> _LISTED RECORDS_
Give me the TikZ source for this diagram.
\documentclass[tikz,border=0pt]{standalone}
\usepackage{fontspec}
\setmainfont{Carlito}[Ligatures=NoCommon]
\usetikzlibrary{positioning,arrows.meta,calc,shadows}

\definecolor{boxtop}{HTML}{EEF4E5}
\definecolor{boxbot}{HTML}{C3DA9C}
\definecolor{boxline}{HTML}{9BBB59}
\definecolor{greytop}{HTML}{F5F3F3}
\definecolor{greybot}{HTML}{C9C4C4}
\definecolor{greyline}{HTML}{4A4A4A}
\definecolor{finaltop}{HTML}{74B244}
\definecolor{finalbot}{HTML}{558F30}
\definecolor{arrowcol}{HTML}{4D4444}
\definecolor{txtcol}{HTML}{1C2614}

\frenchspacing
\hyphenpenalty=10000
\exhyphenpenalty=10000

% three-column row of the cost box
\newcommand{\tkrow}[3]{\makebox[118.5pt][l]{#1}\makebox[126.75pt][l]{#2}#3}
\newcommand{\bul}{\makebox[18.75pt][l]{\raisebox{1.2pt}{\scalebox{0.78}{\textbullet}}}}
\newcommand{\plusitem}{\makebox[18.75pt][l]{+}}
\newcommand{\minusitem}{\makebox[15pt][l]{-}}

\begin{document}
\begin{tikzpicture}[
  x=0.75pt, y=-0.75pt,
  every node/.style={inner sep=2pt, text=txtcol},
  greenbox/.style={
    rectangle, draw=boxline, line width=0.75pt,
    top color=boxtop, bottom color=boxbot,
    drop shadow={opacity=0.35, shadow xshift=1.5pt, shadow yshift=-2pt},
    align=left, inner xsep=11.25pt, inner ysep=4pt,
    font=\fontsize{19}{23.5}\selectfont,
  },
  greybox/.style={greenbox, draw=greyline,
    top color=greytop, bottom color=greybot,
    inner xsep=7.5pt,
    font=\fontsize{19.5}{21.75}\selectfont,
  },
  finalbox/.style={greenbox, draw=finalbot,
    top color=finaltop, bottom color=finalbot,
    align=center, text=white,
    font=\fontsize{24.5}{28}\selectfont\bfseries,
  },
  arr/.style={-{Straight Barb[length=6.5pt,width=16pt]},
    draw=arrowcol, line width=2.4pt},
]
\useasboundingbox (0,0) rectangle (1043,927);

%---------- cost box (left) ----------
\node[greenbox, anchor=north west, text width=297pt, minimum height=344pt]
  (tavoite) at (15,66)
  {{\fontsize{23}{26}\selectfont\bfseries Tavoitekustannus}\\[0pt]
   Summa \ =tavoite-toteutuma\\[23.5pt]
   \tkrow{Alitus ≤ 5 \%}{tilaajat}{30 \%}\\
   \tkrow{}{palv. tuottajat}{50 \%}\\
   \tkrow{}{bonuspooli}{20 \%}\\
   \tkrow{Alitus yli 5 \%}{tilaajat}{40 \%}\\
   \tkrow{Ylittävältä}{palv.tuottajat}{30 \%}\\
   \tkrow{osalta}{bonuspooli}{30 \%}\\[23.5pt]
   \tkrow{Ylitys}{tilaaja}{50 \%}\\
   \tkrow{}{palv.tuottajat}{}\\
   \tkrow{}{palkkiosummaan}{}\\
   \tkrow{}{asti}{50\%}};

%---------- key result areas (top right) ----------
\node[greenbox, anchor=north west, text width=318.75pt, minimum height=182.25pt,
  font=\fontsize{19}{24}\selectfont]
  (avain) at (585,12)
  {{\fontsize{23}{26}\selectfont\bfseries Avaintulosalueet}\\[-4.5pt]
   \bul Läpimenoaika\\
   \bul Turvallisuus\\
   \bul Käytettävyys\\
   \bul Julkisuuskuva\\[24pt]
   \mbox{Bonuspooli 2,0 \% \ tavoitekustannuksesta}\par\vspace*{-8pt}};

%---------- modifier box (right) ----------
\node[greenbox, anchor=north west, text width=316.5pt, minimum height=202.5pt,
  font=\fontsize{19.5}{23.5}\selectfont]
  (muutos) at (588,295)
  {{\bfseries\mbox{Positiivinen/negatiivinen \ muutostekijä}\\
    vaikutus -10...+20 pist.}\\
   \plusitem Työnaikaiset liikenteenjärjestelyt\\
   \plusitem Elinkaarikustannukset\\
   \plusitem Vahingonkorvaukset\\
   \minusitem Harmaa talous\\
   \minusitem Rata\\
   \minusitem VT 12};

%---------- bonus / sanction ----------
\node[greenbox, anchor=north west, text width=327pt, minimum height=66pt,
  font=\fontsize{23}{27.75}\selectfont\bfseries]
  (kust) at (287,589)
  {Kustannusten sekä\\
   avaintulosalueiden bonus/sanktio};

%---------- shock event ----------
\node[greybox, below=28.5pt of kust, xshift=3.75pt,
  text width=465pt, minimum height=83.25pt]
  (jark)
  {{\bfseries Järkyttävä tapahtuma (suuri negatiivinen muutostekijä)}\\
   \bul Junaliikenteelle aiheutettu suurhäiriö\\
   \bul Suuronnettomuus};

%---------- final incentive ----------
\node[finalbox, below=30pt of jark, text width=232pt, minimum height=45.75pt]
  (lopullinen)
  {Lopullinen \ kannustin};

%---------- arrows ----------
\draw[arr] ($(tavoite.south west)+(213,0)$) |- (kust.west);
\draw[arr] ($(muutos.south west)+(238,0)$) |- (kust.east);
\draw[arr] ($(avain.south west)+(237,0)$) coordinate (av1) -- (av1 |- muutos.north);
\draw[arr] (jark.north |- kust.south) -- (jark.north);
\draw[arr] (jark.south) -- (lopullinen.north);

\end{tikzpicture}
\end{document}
...
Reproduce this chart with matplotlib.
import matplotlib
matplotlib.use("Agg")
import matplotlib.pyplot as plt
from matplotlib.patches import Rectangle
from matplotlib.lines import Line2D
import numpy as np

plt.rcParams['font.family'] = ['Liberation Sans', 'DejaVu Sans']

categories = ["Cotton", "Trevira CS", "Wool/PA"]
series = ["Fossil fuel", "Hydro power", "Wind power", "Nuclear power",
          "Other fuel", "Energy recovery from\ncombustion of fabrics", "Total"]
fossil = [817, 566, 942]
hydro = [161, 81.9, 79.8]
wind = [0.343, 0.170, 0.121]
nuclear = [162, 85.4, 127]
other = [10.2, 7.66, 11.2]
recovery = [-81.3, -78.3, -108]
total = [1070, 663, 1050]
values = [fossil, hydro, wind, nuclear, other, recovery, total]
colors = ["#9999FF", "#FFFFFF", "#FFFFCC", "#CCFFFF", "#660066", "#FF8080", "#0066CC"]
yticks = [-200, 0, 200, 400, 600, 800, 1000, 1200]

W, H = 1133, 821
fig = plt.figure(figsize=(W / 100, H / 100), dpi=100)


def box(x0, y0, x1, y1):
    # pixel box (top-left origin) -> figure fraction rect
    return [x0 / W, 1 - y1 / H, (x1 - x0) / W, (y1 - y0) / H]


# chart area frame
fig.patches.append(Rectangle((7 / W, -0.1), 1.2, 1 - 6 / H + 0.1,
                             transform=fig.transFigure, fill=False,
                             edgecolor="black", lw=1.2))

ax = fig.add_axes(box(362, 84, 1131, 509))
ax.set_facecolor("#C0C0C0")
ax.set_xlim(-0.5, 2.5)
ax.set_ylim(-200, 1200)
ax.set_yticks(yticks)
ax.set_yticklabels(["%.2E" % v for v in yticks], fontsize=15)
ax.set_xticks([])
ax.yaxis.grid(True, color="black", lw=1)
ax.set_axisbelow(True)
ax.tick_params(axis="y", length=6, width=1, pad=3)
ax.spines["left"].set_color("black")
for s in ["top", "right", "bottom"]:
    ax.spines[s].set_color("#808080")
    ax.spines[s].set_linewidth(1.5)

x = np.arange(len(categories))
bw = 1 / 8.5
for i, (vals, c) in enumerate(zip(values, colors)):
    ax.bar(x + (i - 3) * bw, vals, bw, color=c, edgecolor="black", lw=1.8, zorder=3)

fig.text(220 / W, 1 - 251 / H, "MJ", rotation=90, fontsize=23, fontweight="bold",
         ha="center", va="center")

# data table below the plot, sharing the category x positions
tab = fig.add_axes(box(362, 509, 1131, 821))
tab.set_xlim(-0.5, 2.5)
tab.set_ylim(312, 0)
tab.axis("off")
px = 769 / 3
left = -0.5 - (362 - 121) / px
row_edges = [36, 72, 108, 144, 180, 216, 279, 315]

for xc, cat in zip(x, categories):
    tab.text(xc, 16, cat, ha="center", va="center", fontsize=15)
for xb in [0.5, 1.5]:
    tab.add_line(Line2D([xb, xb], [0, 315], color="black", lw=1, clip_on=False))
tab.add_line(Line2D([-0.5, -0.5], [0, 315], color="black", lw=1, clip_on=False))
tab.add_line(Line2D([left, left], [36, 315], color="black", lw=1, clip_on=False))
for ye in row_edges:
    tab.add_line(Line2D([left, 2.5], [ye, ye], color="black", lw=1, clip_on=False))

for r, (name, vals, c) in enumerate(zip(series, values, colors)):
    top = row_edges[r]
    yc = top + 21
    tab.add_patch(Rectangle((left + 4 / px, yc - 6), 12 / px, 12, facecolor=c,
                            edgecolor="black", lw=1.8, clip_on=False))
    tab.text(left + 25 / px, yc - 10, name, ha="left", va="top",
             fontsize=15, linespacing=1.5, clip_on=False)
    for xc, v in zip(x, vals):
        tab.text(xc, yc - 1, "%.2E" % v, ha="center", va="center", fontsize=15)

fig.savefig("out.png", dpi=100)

> _TASK TO COMPLETE_
Proceeding from the line containing "Reproduce this chart with matplotlib." through the line containing "plt.rcParams['font.family'] = ['Liberation", transcribe the lines above exactly, both end lines included.

> _EXERCISE RESULT_
Reproduce this chart with matplotlib.
import matplotlib
matplotlib.use("Agg")
import matplotlib.pyplot as plt
from matplotlib.patches import Rectangle
from matplotlib.lines import Line2D
import numpy as np

plt.rcParams['font.family'] = ['Liberation Sans', 'DejaVu Sans']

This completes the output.